The weird sausage-factory like gizmoing began with a click track, a sterile mechanical tock that sounded as if it couldnt've been pulled off some infinite bleeping grid by some radio-rhythmic device. Simple, but also completely mind-altering. When the metronome is dropped into a digital editing program, it allows engineers to — as they say — fly parts around the mix. Did your lead guitarist peak between the second and third verse instead of the outro solo? No problem, mon. So long as duder was playing to the click, you can drop it anywhere you want. (And, if he didn't play to the click, the engineer will kvetch and moan for a bit, but then blow up the waveforms, spend a few hours gnawing on his tongue, leaning in towards the screen, and fucking make that guitarist’s part hook up with the click, goddammit.)

This, the engineer assured me, is how it's Properly Done these days. And who am I to doubt him? Listening to the final mixes, the music sounded good and slick and modern. Like a real album. He'd locked all the beats down, ditto for the guitars and everything else. Not that they were out of time before (at least anymore than Ringo was ever out of time), just that they weren’t just exactly perfect with the grid.

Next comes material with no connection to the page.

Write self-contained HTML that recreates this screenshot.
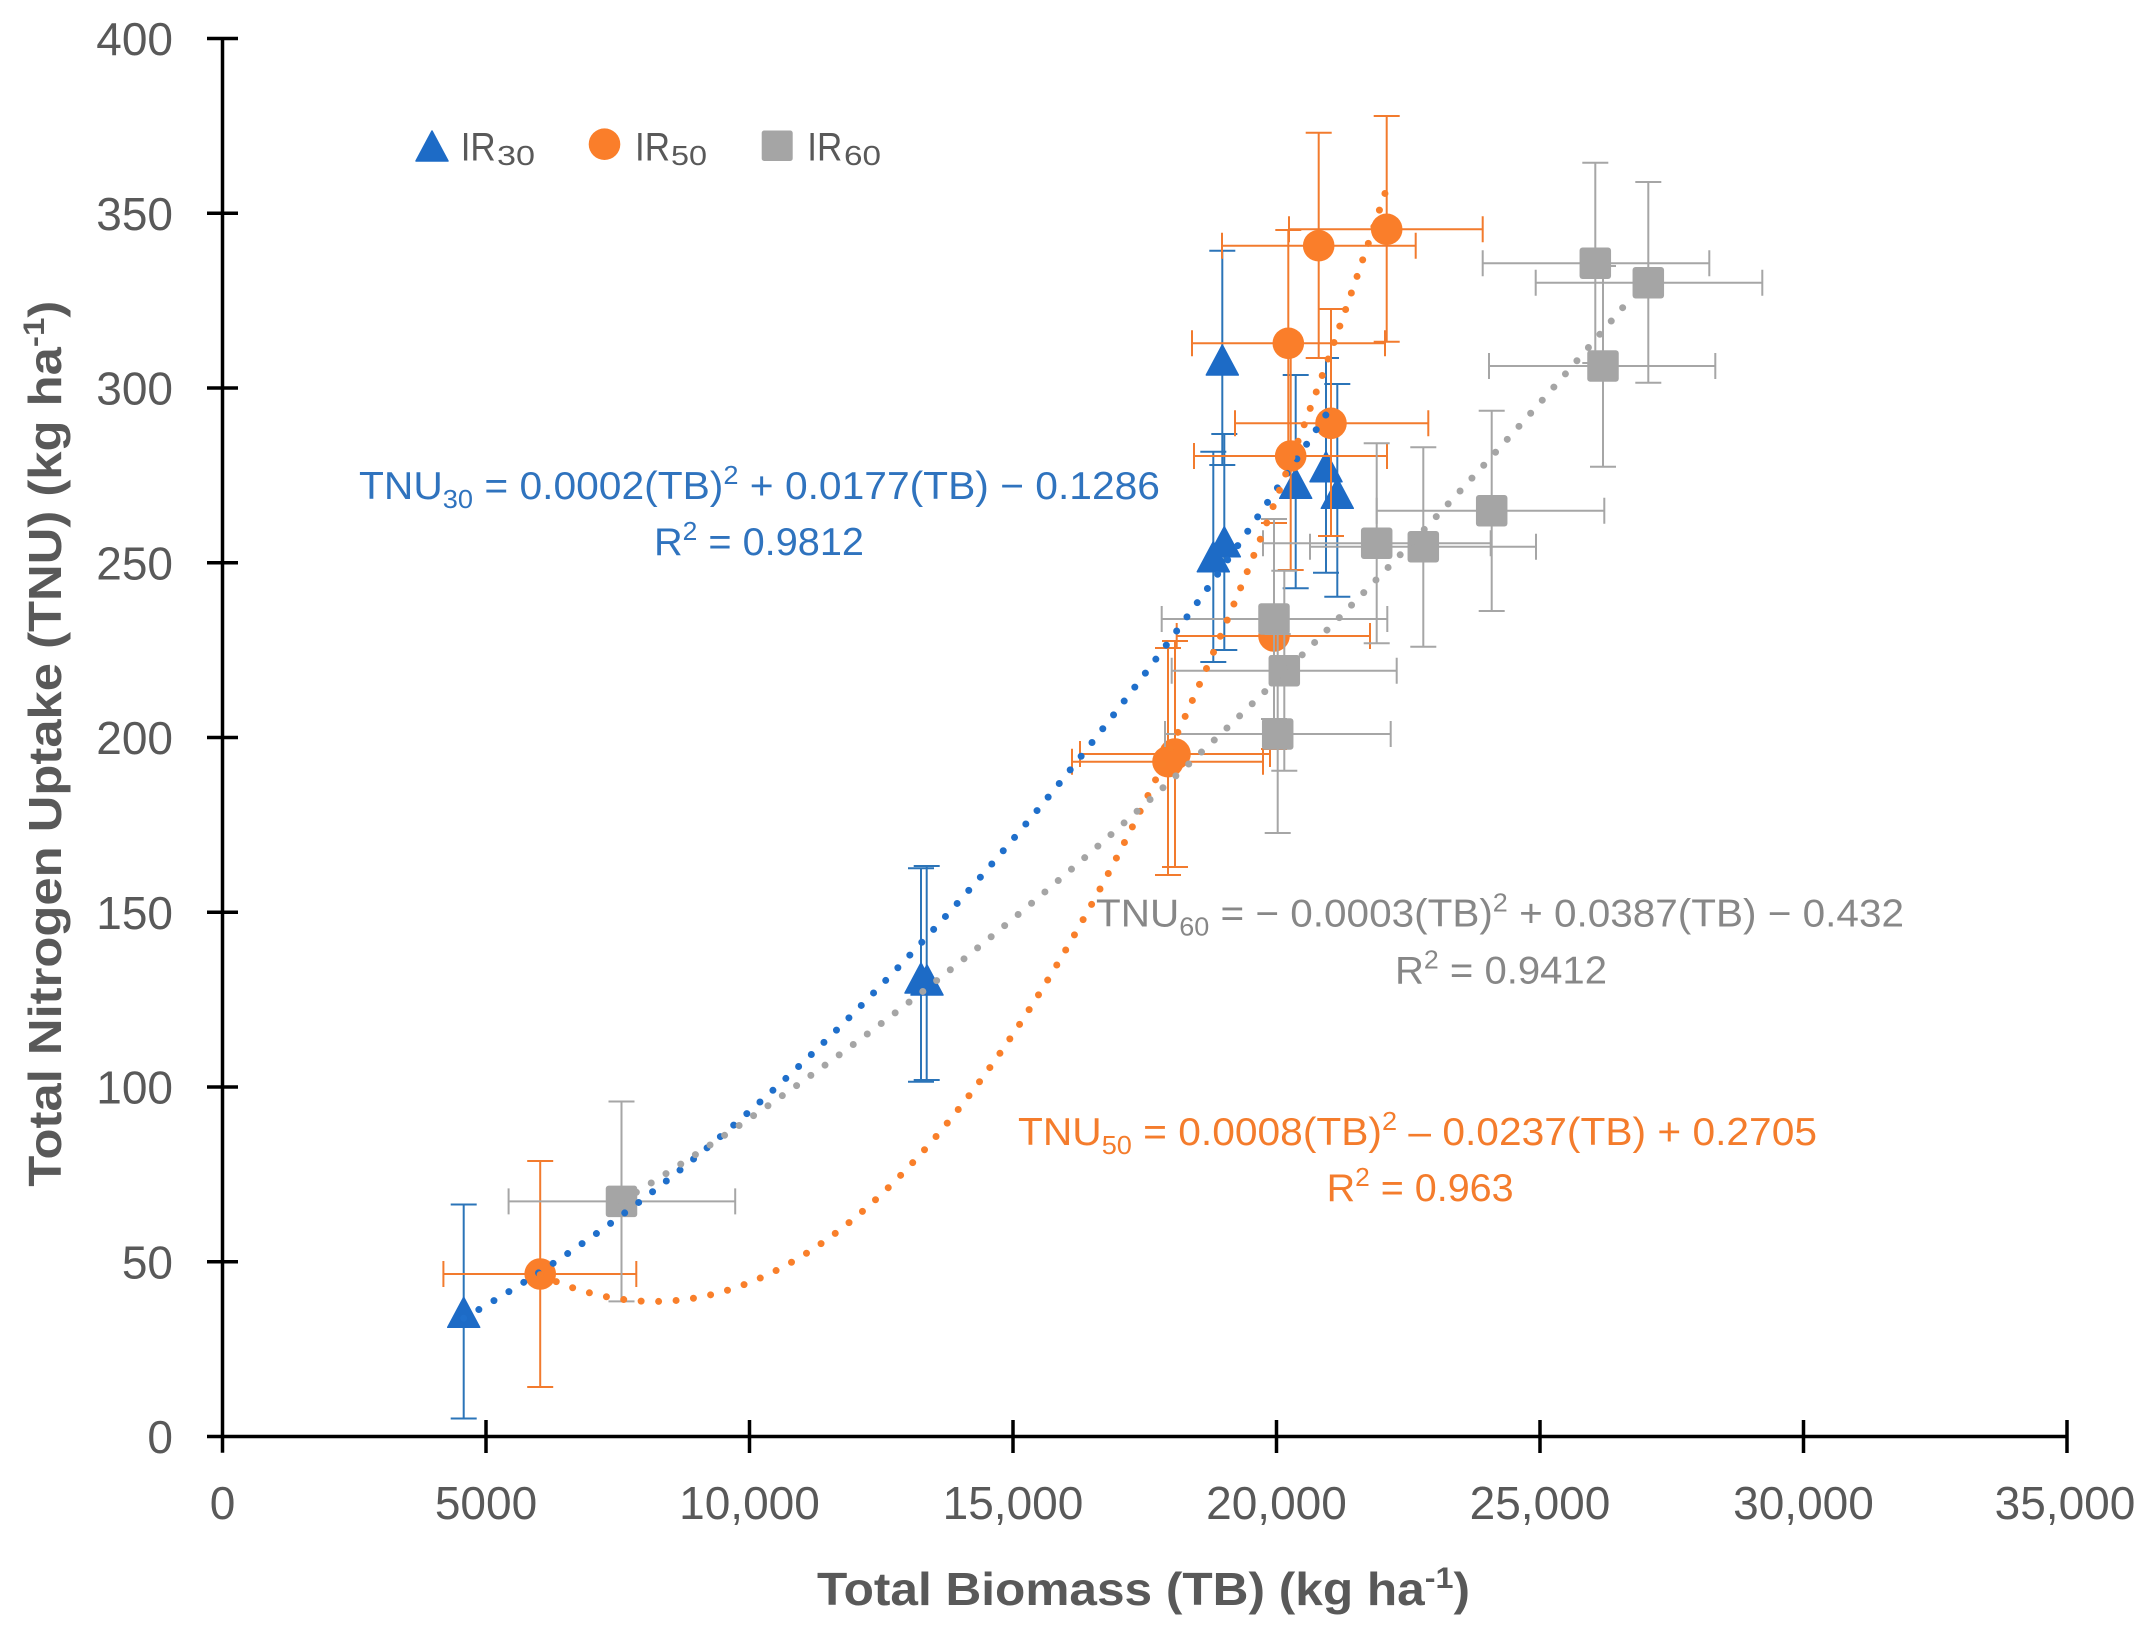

All of his work certainly has had an effect on the music at hand, but not as much as you might think. The music still rocks. And, having heard the mixes before the engineer fucked with ‘em, I’m even inclined to say that it rocks more. The implications — that this is how much popular music is being made these days — instantly relegate the concept of a live band (at least in the sense of making current, modern music) to a quaint technological backwater. Sure, there are still bands out there that make fiery, bitchin’ music that we can dance to or listen to live, but how much of that music retains its total impact when transferred to the home speakers? (Really?) Studio work, by contrast, is designed to exist in this environment.

The gap between the two widens with the introduction of each new plug-in, especially if one takes a gander at the pop charts, and realizes that the closest thing to a human on there these days is Beck Hansen — and as much as I adore the guy's music — that's not saying a lot. As a listener, though, the gap doesn't matter at all. When one is reading a piece of fiction, it doesn't matter if the story is true or false, it only matters if it delivers its emotional payload. The same is can be said of songs. It doesn't matter if the drummer has a natural sense of rhythm, is playing to a click, or is even a person at all. It only matters if it sounds good.

Acoustic guitars, especially, will endure, because there's no better portable way to play music in real time. And electric guitars will endure, too, because there's no better way to play music in real time that's loud. While it doesn’t matter to the listener, it certainly does matter to the musician.

This is why the upshot of all of this will almost certainly not be the death of live music. Bands will not go away. The chronic inability for most touring bands to sell albums has (I think) at least as much to do with the fact that what they do has become basically a form of folk-art as it does with the collapsing market for tangible products. Maybe that’s okay. For any band worth their salt in a live setting, it seems like a cheap, easy business mechanism to profit from their own concert recordings is just about in place. For others, hopefully the flexibility of home studios, coupled with the whining demands of modernity, will give ‘em occasional pause as they inevitably try to set their music down.

It is this latter bit that gives me hope. As in-board microphones become better, and computers start to come stocked with software like Apple's GarageBand, young musicians' studio literacy will increase infinitely. Not knowing how to use a home recording set-up will soon be the musician's equivalent of an author who still pecks a typewriter. We should probably all get with it, huh?

The other reason that I am certain that live music won't die (it'll just smell funnier and funnier, to paraphrase Zappa) is this:

While there is a fully functional studio down the hall, replete with all the digital doohickeys I just described, its most frequent use isn’t overdubbing, or even the engineer mind-melding with on-screen waveforms. It involves the drum kit in the middle of the room. When the stresses of taking over the world with a dot-com become too much, my studio-maintaining friend goes in, closes the doors, and drums his little ‘ead off, occasionally screaming along with himself. And, from time to time, the rest of us file in there, pick up instruments, and go at it, because playing is good. And good is… good.